Kurz vor der Unterzeichnung des Zwei-plus-Vier-Vertrags verhandelten Kohl und Gorbatschow erneut über weitere Zahlungen. Der Bundeskanzler schlug zehn Milliarden vor, Gorbatschow wollte mindestens 15. Am 10. September 1990 einigte man sich auf 12 Milliarden D-Mark für den Abzug sowjetischer Truppen plus weitere drei Milliarden in Form eines Kredits.

Dabei war die Bundesregierung offenbar bereit, auch eine größere Summe auf den Tisch zu legen. "Wenn Gorbatschow damals (Februar 1990 – Anm. d. Red.) gesagt hätte: 'Herr Bundeskanzler, ich bin einverstanden, aber das kostet die Bundesrepublik Deutschland 50 Milliarden oder 80 Milliarden' - hätten wir nein sagen können?", sagte Horst Teltschik, der frühere außenpolitische Berater Kohls, in einem DW-Interview im Juli 2010. Moskau hätte bis zu 100 Milliarden D-Mark fordern können, glaubte gar der Gorbatschow-Berater Valentin Falin. 

Für Kritiker wie Below sei Gorbatschow ein schwacher Verhandlungsführer gewesen. Der Kremlchef habe 1990 weniger über sein Land und mehr über seine Rolle in den Geschichtsbüchern nachgedacht. "Deutschland schuldet Gorbatschow und der Sowjetunion großen Dank", so der Bonner Historiker Martin Aust. "Gorbatschow war sehr stark von der Zuversicht geprägt, dass er eine neue Sowjetunion schaffen könnte, dass sie in eine neue Weltordnung eingebunden werde, in der es den amerikanisch-sowjetischen Antagonismus wie im Kalten Krieg nicht mehr geben werde." Diese Hoffnungen gingen jedoch nicht auf. 

Deutschland als Anwalt Moskaus

Während Kritiker in Russland monieren, Gorbatschow hätte auf einer längeren Übergangszeit bestehen sollen, zeigt der Historiker Aust Verständnis für Kohls Eile. Aus deutscher Sicht sei man heute froh, dass die Einheit rasch vollzogen worden sei. Dafür sei Deutschland Gorbatschow dankbar.

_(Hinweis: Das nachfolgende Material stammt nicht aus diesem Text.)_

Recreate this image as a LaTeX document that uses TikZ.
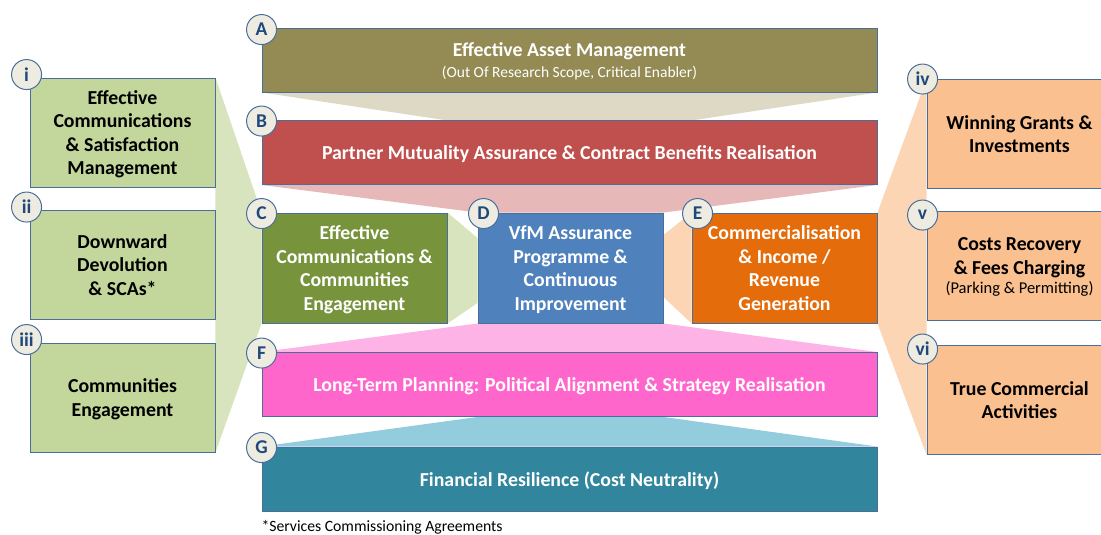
\documentclass[tikz,border=0pt]{standalone}
\usepackage{fontspec}
\setmainfont{Carlito}
\usetikzlibrary{positioning, backgrounds, calc}

\definecolor{assetcol}{HTML}{948A54}
\definecolor{assetfan}{HTML}{DDD9C4}
\definecolor{partnercol}{HTML}{C0504D}
\definecolor{partnerfan}{HTML}{E6B9B8}
\definecolor{commscol}{HTML}{77933C}
\definecolor{commsfan}{HTML}{D7E4BD}
\definecolor{vfmcol}{HTML}{4F81BD}
\definecolor{incomecol}{HTML}{E46C0A}
\definecolor{incomefan}{HTML}{FCD5B5}
\definecolor{planningcol}{HTML}{FF66CC}
\definecolor{planningfan}{HTML}{FDB3E6}
\definecolor{resilcol}{HTML}{31859C}
\definecolor{resilfan}{HTML}{93CDDD}
\definecolor{leftcol}{HTML}{C3D69B}
\definecolor{rightcol}{HTML}{FAC090}
\definecolor{tagfill}{HTML}{EEECE1}
\definecolor{tagtext}{HTML}{1F497D}
\definecolor{edgecol}{HTML}{4A6E9C}

\begin{document}
\begin{tikzpicture}[x=1pt, y=-1pt,
  bar/.style={rectangle, draw=edgecol, line width=0.9pt, minimum width=615pt, minimum height=64pt, align=center, text=white, text depth=0pt, font=\fontsize{19.8}{23.5}\selectfont\bfseries},
  block/.style={rectangle, draw=edgecol, line width=0.9pt, minimum width=185pt, minimum height=110pt, align=center, text=white, text depth=0pt, inner sep=1pt, font=\fontsize{19.8}{23.5}\selectfont\bfseries},
  side/.style={block, text=black, minimum height=109pt},
  tag/.style={circle, draw=edgecol, line width=1pt, fill=tagfill, text=tagtext, minimum size=30pt, inner sep=0pt, font=\fontsize{19.5}{19.5}\selectfont\bfseries}]
\useasboundingbox (0,0) rectangle (1101,535);
\clip (0,0) rectangle (1101,535);

\node[bar, fill=assetcol] (asset) at (569.5,60) {Effective Asset Management\\[-3pt]{\fontsize{15.5}{17}\selectfont\mdseries (Out Of Research Scope, Critical Enabler)}};
\node[bar, fill=partnercol] (partner) at (569.5,152.5) {Partner Mutuality Assurance \& Contract Benefits Realisation};
\node[block, fill=commscol] (comms) at (354.5,268) {Effective\\Communications \&\\Communities\\Engagement};
\node[block, fill=vfmcol] (vfm) at (570.5,268) {VfM Assurance\\Programme \&\\Continuous\\Improvement};
\node[block, fill=incomecol] (income) at (784.5,268) {Commercialisation\\\& Income /\\Revenue\\Generation};
\node[bar, fill=planningcol] (planning) at (569.5,384.5) {Long-Term Planning: Political Alignment \& Strategy Realisation};
\node[bar, fill=resilcol] (resilience) at (569.5,479) {Financial Resilience (Cost Neutrality)};

\node[side, fill=leftcol] (satisfaction) at (122.5,132.5) {Effective\\Communications\\\& Satisfaction\\Management};
\node[side, fill=leftcol] (devolution) at (122.5,265) {Downward\\Devolution\\\& SCAs*};
\node[side, fill=leftcol] (engagement) at (122.5,397.5) {Communities\\Engagement};
\node[side, fill=rightcol] (grants) at (1019.5,134) {Winning Grants \&\\Investments};
\node[side, fill=rightcol] (recovery) at (1019.5,266) {Costs Recovery\\\& Fees Charging\\[-4pt]{\fontsize{16.5}{18}\selectfont\mdseries (Parking \& Permitting)}};
\node[side, fill=rightcol] (activities) at (1019.5,400) {True Commercial\\Activities};

\begin{scope}[on background layer]
\fill[assetfan] (asset.south west) -- (asset.south east) -- ($(partner.north)+(125,0)$) -- ($(partner.north)+(-125,0)$) -- cycle;
\fill[partnerfan] (partner.south west) -- (partner.south east) -- (vfm.north east) -- (vfm.north west) -- cycle;
\fill[commsfan] (comms.north east) -- ($(vfm.west)+(0,-30)$) -- ($(vfm.west)+(0,35)$) -- (comms.south east) -- cycle;
\fill[incomefan] (income.north west) -- ($(vfm.east)+(0,-33)$) -- ($(vfm.east)+(0,29)$) -- (income.south west) -- cycle;
\fill[planningfan] (vfm.south west) -- (vfm.south east) -- (planning.north east) -- (planning.north west) -- cycle;
\fill[resilfan] (vfm.west |- planning.south) -- (vfm.east |- planning.south) -- (resilience.north east) -- (resilience.north west) -- cycle;
\fill[commsfan] (satisfaction.north east) -- (comms.north west) -- (comms.south west) -- (engagement.south east) -- cycle;
\fill[incomefan] (income.north east) -- (grants.north west) -- (activities.south west) -- (income.south east) -- cycle;
\end{scope}

\node[tag, yshift=-2pt] (tagA) at (asset.north west) {A};
\node[tag, yshift=-1pt] (tagB) at (partner.north west) {B};
\node[tag, yshift=-1pt] (tagC) at (comms.north west) {C};
\node[tag, xshift=6pt, yshift=-1pt] (tagD) at (vfm.north west) {D};
\node[tag, xshift=6pt, yshift=-1pt] (tagE) at (income.north west) {E};
\node[tag, yshift=-1pt] (tagF) at (planning.north west) {F};
\node[tag, yshift=-1pt] (tagG) at (resilience.north west) {G};
\node[tag, xshift=-3pt, yshift=3pt] (tagi) at (satisfaction.north west) {i};
\node[tag, xshift=-3pt, yshift=3pt] (tagii) at (devolution.north west) {ii};
\node[tag, xshift=-3pt, yshift=3pt] (tagiii) at (engagement.north west) {iii};
\node[tag, xshift=-4pt] (tagiv) at (grants.north west) {iv};
\node[tag, xshift=-4pt, yshift=-4pt] (tagv) at (recovery.north west) {v};
\node[tag, xshift=-4pt, yshift=-4pt] (tagvi) at (activities.north west) {vi};

\node[anchor=west, font=\fontsize{15.7}{17}\selectfont] (note) at (258,527) {*Services Commissioning Agreements};
\end{tikzpicture}
\end{document}
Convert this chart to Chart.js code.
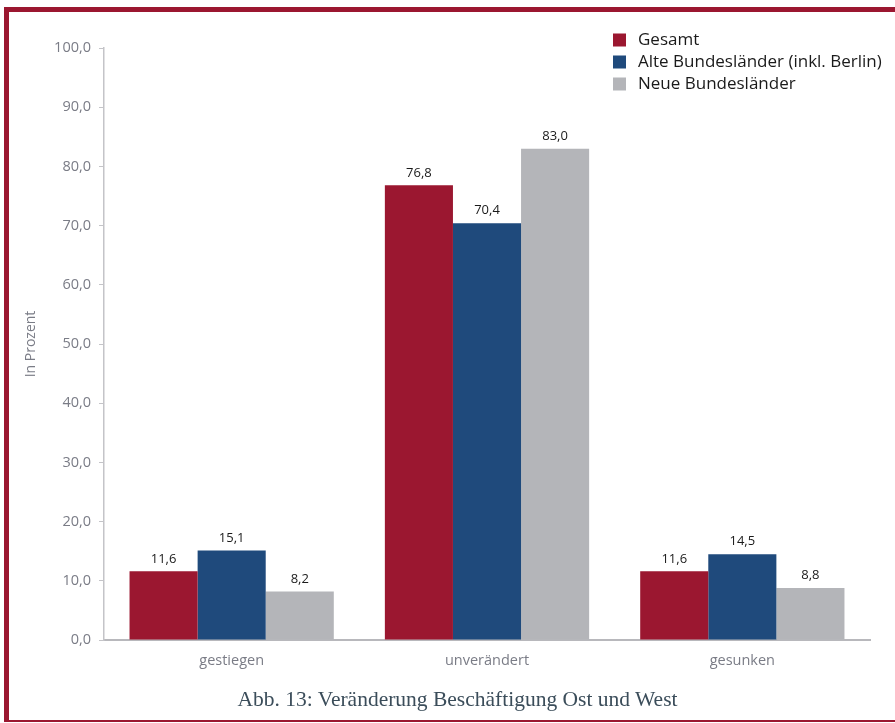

Diese Dankbarkeit zeigte die Bundesregierung auch dadurch, dass sie zum Anwalt Moskaus im Westen wurde. Deutschland betrieb eine Annäherung der damaligen G7 an die Sowjetunion und an Russland, half beim Beitritt Russlands zur Europäischen Bank für Wiederaufbau und Entwicklung (EBWE) sowie zum Internationalen Währungsfonds (IWF). Diese und andere Schritte, so Aust, blieben in den Debatten über Gorbatschows Erbe oft unerwähnt. 

 

Aktualisierung eines Artikels, der ursprünglich am 13.09.2020 auf dw.com veröffentlicht wurde.